■ REQUIRED WORK:
Print the listing as it stands, omitting all images.

■ Charts and diagrams as code:
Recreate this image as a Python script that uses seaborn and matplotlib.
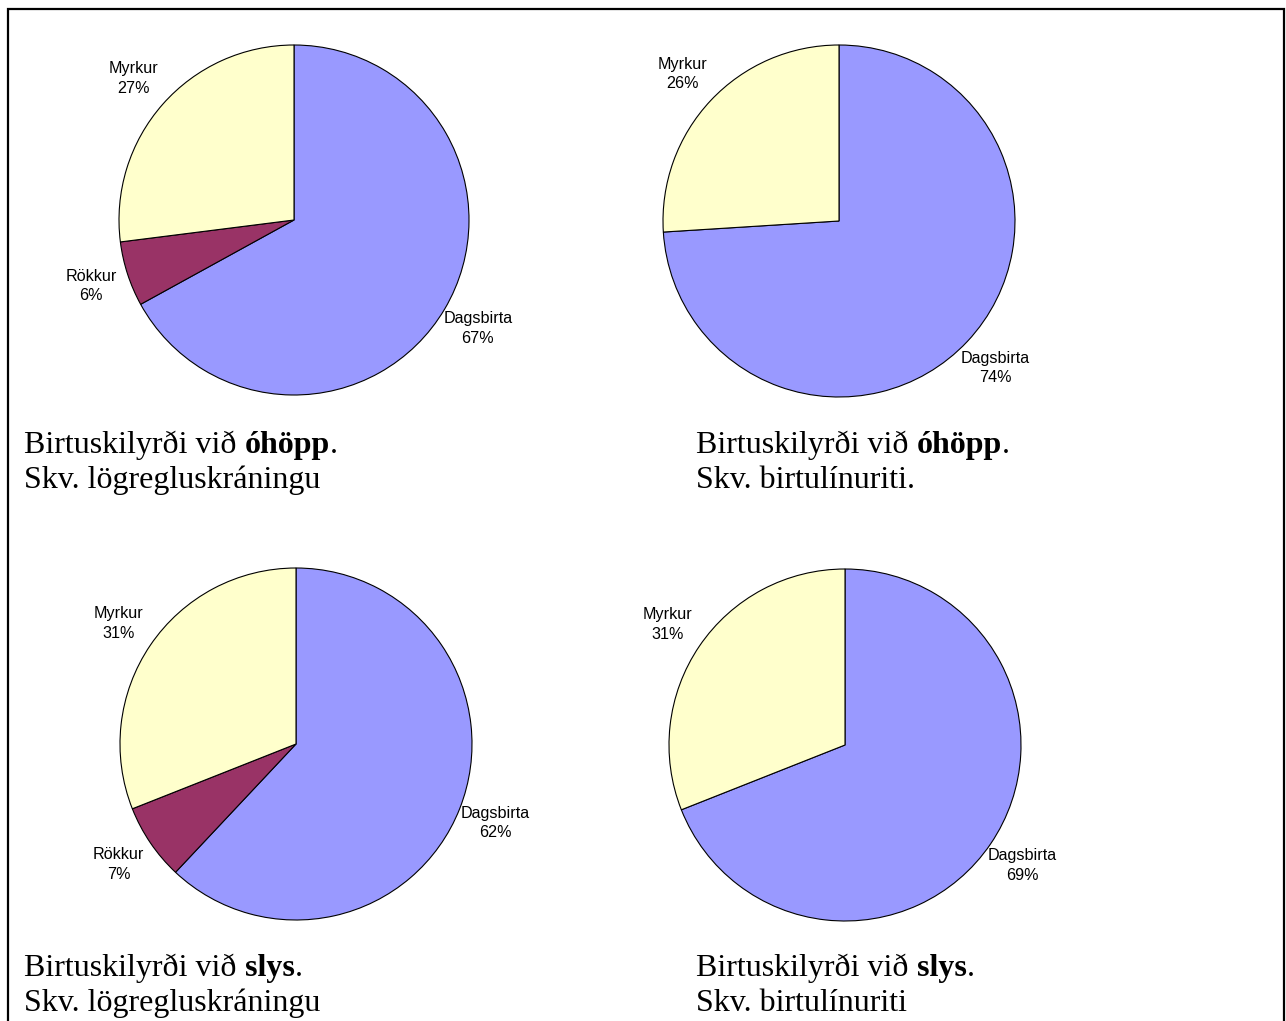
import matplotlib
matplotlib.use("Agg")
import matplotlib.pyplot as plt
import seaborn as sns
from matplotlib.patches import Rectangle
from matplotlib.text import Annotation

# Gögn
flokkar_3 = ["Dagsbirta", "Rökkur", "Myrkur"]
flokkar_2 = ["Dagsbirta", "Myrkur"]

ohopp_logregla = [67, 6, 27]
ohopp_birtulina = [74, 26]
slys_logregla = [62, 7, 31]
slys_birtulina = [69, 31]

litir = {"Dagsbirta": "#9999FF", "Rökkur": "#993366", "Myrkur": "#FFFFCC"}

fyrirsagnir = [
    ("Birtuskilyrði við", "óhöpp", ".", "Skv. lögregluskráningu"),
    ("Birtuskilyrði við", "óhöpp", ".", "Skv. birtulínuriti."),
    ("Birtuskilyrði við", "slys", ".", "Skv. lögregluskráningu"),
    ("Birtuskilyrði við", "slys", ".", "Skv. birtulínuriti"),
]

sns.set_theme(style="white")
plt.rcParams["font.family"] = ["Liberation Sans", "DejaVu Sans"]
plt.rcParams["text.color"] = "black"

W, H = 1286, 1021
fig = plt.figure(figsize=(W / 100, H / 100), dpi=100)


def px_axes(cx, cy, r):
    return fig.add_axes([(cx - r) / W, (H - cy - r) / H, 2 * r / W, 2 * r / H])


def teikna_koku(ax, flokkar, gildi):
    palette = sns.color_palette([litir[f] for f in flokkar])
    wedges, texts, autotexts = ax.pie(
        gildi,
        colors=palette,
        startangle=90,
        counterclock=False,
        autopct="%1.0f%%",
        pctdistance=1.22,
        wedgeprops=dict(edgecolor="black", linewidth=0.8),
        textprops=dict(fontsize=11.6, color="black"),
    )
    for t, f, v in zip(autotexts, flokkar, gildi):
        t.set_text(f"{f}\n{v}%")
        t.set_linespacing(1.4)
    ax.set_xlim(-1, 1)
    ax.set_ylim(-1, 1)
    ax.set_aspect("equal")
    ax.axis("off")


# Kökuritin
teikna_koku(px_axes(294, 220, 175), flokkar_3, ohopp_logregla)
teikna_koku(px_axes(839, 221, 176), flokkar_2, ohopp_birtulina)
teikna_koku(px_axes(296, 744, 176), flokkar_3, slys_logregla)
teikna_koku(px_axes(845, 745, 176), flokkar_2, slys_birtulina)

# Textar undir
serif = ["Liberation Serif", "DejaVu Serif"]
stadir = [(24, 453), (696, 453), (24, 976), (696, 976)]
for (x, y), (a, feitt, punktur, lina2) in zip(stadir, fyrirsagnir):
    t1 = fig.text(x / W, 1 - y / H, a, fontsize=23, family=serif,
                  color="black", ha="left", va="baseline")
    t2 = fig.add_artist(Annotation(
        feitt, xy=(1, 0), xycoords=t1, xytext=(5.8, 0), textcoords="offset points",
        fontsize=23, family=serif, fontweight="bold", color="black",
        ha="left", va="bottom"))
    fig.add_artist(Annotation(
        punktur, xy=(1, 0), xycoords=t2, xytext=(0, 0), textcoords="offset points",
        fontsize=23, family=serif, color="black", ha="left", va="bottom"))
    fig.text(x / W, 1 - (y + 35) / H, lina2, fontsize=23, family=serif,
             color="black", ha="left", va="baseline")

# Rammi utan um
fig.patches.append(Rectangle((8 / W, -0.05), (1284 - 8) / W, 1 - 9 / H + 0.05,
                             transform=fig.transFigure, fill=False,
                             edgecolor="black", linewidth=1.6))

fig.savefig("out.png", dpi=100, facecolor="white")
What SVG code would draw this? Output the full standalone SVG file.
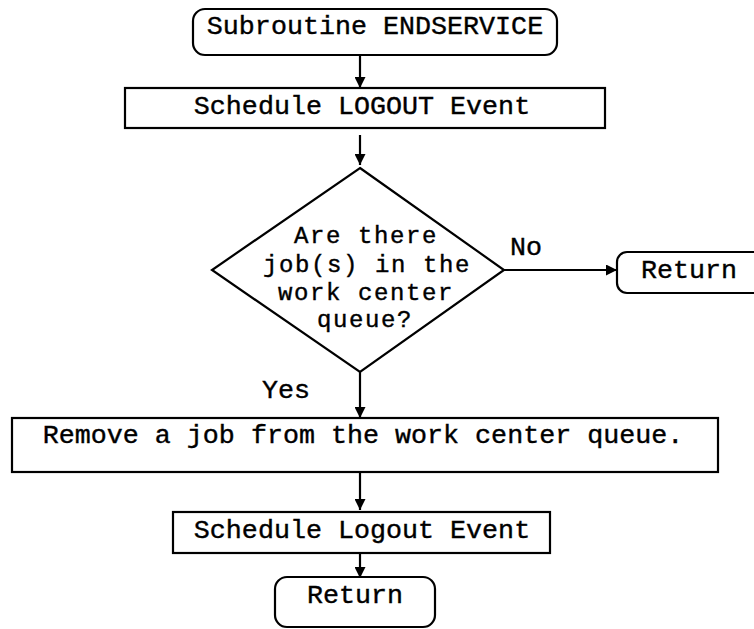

■ CORRECT RESPONSE:
Recreate this image as a Python script that uses seaborn and matplotlib.
import matplotlib
matplotlib.use("Agg")
import matplotlib.pyplot as plt
import seaborn as sns
from matplotlib.patches import Rectangle
from matplotlib.text import Annotation

# Gögn
flokkar_3 = ["Dagsbirta", "Rökkur", "Myrkur"]
flokkar_2 = ["Dagsbirta", "Myrkur"]

ohopp_logregla = [67, 6, 27]
ohopp_birtulina = [74, 26]
slys_logregla = [62, 7, 31]
slys_birtulina = [69, 31]

litir = {"Dagsbirta": "#9999FF", "Rökkur": "#993366", "Myrkur": "#FFFFCC"}

fyrirsagnir = [
    ("Birtuskilyrði við", "óhöpp", ".", "Skv. lögregluskráningu"),
    ("Birtuskilyrði við", "óhöpp", ".", "Skv. birtulínuriti."),
    ("Birtuskilyrði við", "slys", ".", "Skv. lögregluskráningu"),
    ("Birtuskilyrði við", "slys", ".", "Skv. birtulínuriti"),
]

sns.set_theme(style="white")
plt.rcParams["font.family"] = ["Liberation Sans", "DejaVu Sans"]
plt.rcParams["text.color"] = "black"

W, H = 1286, 1021
fig = plt.figure(figsize=(W / 100, H / 100), dpi=100)


def px_axes(cx, cy, r):
    return fig.add_axes([(cx - r) / W, (H - cy - r) / H, 2 * r / W, 2 * r / H])


def teikna_koku(ax, flokkar, gildi):
    palette = sns.color_palette([litir[f] for f in flokkar])
    wedges, texts, autotexts = ax.pie(
        gildi,
        colors=palette,
        startangle=90,
        counterclock=False,
        autopct="%1.0f%%",
        pctdistance=1.22,
        wedgeprops=dict(edgecolor="black", linewidth=0.8),
        textprops=dict(fontsize=11.6, color="black"),
    )
    for t, f, v in zip(autotexts, flokkar, gildi):
        t.set_text(f"{f}\n{v}%")
        t.set_linespacing(1.4)
    ax.set_xlim(-1, 1)
    ax.set_ylim(-1, 1)
    ax.set_aspect("equal")
    ax.axis("off")


# Kökuritin
teikna_koku(px_axes(294, 220, 175), flokkar_3, ohopp_logregla)
teikna_koku(px_axes(839, 221, 176), flokkar_2, ohopp_birtulina)
teikna_koku(px_axes(296, 744, 176), flokkar_3, slys_logregla)
teikna_koku(px_axes(845, 745, 176), flokkar_2, slys_birtulina)

# Textar undir
serif = ["Liberation Serif", "DejaVu Serif"]
stadir = [(24, 453), (696, 453), (24, 976), (696, 976)]
for (x, y), (a, feitt, punktur, lina2) in zip(stadir, fyrirsagnir):
    t1 = fig.text(x / W, 1 - y / H, a, fontsize=23, family=serif,
                  color="black", ha="left", va="baseline")
    t2 = fig.add_artist(Annotation(
        feitt, xy=(1, 0), xycoords=t1, xytext=(5.8, 0), textcoords="offset points",
        fontsize=23, family=serif, fontweight="bold", color="black",
        ha="left", va="bottom"))
    fig.add_artist(Annotation(
        punktur, xy=(1, 0), xycoords=t2, xytext=(0, 0), textcoords="offset points",
        fontsize=23, family=serif, color="black", ha="left", va="bottom"))
    fig.text(x / W, 1 - (y + 35) / H, lina2, fontsize=23, family=serif,
             color="black", ha="left", va="baseline")

# Rammi utan um
fig.patches.append(Rectangle((8 / W, -0.05), (1284 - 8) / W, 1 - 9 / H + 0.05,
                             transform=fig.transFigure, fill=False,
                             edgecolor="black", linewidth=1.6))

fig.savefig("out.png", dpi=100, facecolor="white")
What SVG code would draw this? Output the full standalone SVG file.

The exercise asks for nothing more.